* Raw records

--- begin ---

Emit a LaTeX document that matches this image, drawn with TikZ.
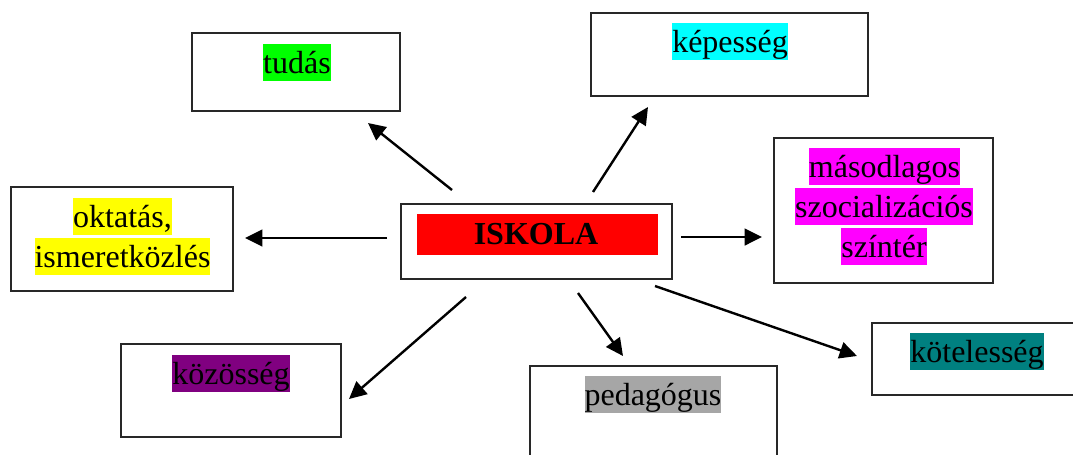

--- end ---
--- begin ---

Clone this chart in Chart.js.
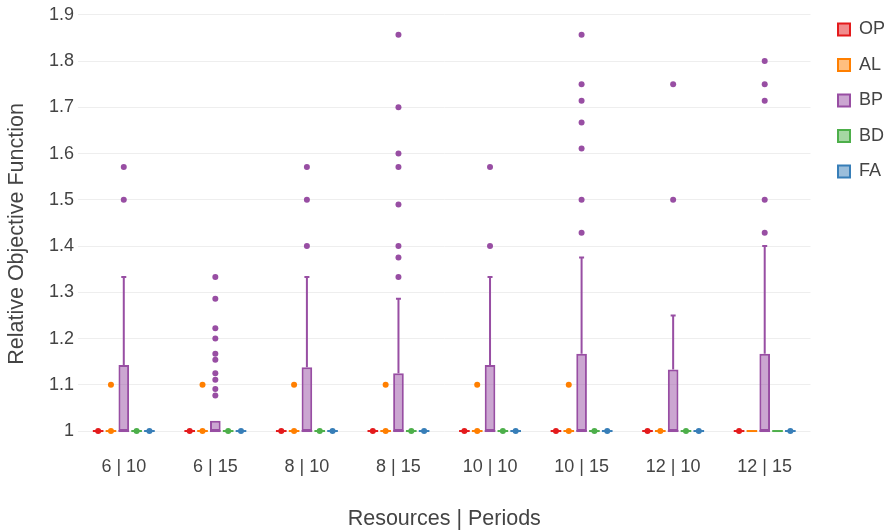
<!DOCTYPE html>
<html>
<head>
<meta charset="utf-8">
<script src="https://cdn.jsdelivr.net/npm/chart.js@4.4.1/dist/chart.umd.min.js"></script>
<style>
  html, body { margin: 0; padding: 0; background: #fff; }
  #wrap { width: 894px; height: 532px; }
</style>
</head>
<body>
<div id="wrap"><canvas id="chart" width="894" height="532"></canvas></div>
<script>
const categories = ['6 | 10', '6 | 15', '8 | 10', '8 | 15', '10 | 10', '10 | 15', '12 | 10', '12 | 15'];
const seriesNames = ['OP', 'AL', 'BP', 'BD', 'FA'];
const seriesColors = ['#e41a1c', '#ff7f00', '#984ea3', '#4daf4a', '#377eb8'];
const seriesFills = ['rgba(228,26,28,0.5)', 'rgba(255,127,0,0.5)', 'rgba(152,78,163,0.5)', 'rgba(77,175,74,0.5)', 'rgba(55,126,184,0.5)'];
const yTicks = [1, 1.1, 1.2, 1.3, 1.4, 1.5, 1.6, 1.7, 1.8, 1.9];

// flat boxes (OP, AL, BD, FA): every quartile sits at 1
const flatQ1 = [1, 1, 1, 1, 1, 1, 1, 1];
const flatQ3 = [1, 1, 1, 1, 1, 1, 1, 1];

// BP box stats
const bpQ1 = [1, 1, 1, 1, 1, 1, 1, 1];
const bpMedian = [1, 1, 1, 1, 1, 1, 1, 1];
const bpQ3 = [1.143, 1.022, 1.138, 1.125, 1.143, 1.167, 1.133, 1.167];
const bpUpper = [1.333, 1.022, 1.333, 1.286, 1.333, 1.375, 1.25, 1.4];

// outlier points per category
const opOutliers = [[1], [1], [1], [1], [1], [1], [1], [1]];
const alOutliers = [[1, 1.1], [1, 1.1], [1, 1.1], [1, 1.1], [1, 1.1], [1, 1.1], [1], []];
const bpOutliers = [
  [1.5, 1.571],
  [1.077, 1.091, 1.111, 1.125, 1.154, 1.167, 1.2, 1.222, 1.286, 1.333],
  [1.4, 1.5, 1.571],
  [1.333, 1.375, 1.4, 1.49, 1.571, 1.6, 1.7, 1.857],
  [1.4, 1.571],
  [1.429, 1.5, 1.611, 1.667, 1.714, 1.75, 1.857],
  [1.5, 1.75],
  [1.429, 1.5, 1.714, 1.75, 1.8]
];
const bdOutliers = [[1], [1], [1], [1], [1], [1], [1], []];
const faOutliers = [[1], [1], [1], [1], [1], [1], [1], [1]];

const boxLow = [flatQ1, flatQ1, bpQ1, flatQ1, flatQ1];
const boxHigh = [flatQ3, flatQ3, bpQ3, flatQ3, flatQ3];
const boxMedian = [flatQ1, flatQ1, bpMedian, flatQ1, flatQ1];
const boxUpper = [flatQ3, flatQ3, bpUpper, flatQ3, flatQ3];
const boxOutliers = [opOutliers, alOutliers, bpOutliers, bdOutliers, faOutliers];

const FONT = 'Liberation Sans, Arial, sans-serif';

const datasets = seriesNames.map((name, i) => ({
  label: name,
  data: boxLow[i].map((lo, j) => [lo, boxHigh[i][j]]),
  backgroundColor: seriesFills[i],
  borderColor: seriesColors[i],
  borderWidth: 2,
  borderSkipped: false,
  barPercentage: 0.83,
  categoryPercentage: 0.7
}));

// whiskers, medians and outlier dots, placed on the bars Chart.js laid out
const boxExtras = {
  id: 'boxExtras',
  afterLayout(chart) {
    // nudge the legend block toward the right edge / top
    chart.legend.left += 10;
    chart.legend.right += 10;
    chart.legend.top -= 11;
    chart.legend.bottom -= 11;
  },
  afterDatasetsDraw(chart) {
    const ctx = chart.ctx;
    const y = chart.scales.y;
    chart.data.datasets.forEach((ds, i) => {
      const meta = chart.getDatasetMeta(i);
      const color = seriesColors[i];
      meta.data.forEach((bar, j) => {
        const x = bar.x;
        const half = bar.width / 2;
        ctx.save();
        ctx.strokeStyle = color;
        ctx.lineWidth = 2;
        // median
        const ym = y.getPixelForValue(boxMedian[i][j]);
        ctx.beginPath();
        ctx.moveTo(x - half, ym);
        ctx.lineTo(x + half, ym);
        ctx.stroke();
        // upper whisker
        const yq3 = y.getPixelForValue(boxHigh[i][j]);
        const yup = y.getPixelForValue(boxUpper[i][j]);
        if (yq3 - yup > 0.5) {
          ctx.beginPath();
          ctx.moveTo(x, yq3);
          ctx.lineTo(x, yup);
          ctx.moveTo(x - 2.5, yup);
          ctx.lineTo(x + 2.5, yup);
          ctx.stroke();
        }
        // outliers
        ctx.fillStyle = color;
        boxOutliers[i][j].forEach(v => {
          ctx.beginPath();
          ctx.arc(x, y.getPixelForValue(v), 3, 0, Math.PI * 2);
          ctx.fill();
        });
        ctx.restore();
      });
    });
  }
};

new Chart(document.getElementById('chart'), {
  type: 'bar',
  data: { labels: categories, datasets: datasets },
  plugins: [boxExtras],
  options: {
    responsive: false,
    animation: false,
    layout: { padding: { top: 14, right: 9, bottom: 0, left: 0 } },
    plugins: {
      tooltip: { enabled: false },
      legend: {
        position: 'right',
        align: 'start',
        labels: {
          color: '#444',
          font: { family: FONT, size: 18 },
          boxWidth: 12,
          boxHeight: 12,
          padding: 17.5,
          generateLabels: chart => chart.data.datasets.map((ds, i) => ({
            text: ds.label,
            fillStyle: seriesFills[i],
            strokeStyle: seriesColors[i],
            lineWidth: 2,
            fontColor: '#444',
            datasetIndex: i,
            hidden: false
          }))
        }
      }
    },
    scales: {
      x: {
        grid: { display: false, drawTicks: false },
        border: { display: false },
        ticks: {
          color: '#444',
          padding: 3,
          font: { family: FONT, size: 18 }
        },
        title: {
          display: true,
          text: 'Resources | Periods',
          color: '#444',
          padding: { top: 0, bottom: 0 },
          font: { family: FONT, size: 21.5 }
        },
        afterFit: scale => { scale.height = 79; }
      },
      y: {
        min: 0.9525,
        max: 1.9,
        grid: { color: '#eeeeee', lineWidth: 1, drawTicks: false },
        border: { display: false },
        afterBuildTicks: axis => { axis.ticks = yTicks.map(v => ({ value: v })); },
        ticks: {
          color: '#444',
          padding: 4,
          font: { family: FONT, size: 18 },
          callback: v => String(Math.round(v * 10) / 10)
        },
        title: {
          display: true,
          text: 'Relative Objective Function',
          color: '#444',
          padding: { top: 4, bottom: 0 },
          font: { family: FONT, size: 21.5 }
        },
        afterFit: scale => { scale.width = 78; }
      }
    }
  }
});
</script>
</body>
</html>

--- end ---
--- begin ---

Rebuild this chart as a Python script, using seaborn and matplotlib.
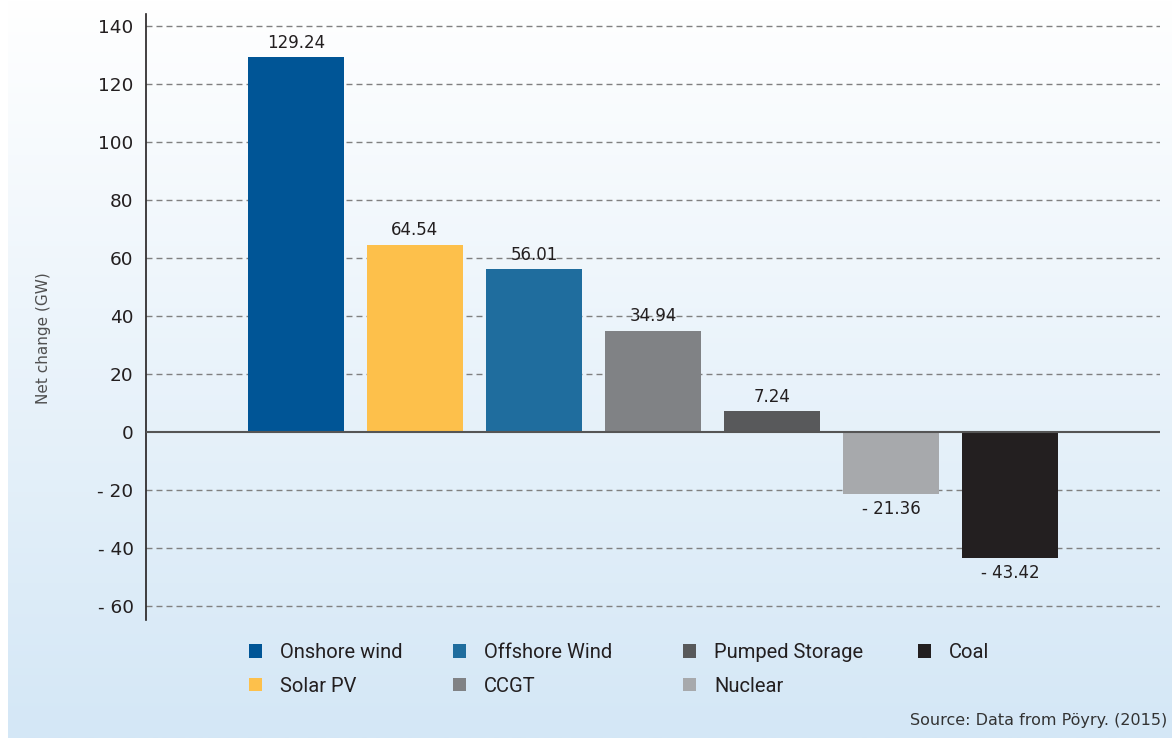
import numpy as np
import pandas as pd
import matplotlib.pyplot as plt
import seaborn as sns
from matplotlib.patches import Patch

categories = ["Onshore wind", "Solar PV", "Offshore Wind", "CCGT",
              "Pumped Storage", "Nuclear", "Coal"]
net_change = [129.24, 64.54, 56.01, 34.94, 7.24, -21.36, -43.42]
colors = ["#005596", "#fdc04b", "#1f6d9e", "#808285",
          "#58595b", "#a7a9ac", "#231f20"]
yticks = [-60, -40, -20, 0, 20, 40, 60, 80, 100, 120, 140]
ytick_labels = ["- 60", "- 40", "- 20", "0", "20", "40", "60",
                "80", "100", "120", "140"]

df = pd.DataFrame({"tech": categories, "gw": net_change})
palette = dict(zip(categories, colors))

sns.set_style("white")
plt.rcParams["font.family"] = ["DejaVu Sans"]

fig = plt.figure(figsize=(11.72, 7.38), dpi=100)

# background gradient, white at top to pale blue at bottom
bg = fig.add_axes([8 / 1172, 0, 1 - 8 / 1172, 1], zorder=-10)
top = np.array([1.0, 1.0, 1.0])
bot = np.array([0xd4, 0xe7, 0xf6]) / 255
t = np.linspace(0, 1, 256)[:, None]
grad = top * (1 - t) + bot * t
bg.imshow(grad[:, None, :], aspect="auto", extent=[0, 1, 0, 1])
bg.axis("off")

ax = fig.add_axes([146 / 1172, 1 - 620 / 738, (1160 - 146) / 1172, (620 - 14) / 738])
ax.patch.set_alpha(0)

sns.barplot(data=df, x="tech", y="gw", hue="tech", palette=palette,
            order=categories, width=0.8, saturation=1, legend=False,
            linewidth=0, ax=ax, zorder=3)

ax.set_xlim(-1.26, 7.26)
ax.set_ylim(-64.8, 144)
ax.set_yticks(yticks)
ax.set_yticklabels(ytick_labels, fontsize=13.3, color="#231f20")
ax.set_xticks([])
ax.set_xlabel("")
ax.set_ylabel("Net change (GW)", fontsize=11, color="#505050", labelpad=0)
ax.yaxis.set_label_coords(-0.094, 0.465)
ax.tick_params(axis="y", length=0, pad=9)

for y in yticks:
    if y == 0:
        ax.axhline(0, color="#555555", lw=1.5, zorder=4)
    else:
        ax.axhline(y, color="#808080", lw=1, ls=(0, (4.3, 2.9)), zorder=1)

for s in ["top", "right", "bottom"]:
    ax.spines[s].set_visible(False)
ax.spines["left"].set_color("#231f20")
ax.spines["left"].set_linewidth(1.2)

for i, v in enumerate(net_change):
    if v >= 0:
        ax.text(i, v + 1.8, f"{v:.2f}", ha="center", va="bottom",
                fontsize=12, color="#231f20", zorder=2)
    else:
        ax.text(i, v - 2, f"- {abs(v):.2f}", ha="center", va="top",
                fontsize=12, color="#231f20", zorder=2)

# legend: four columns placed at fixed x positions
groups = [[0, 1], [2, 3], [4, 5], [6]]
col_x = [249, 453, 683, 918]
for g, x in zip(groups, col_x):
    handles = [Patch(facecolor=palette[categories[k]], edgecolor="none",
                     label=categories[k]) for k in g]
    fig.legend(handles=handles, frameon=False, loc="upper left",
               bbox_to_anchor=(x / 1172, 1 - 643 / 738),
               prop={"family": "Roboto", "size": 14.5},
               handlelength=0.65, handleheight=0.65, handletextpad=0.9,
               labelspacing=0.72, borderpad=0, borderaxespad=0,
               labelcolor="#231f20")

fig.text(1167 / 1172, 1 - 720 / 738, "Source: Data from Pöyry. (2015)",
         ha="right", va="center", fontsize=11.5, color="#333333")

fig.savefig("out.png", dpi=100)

--- end ---

* Do this
Give only the number of lines in the entries that contain "seaborn".

* Exercise output
2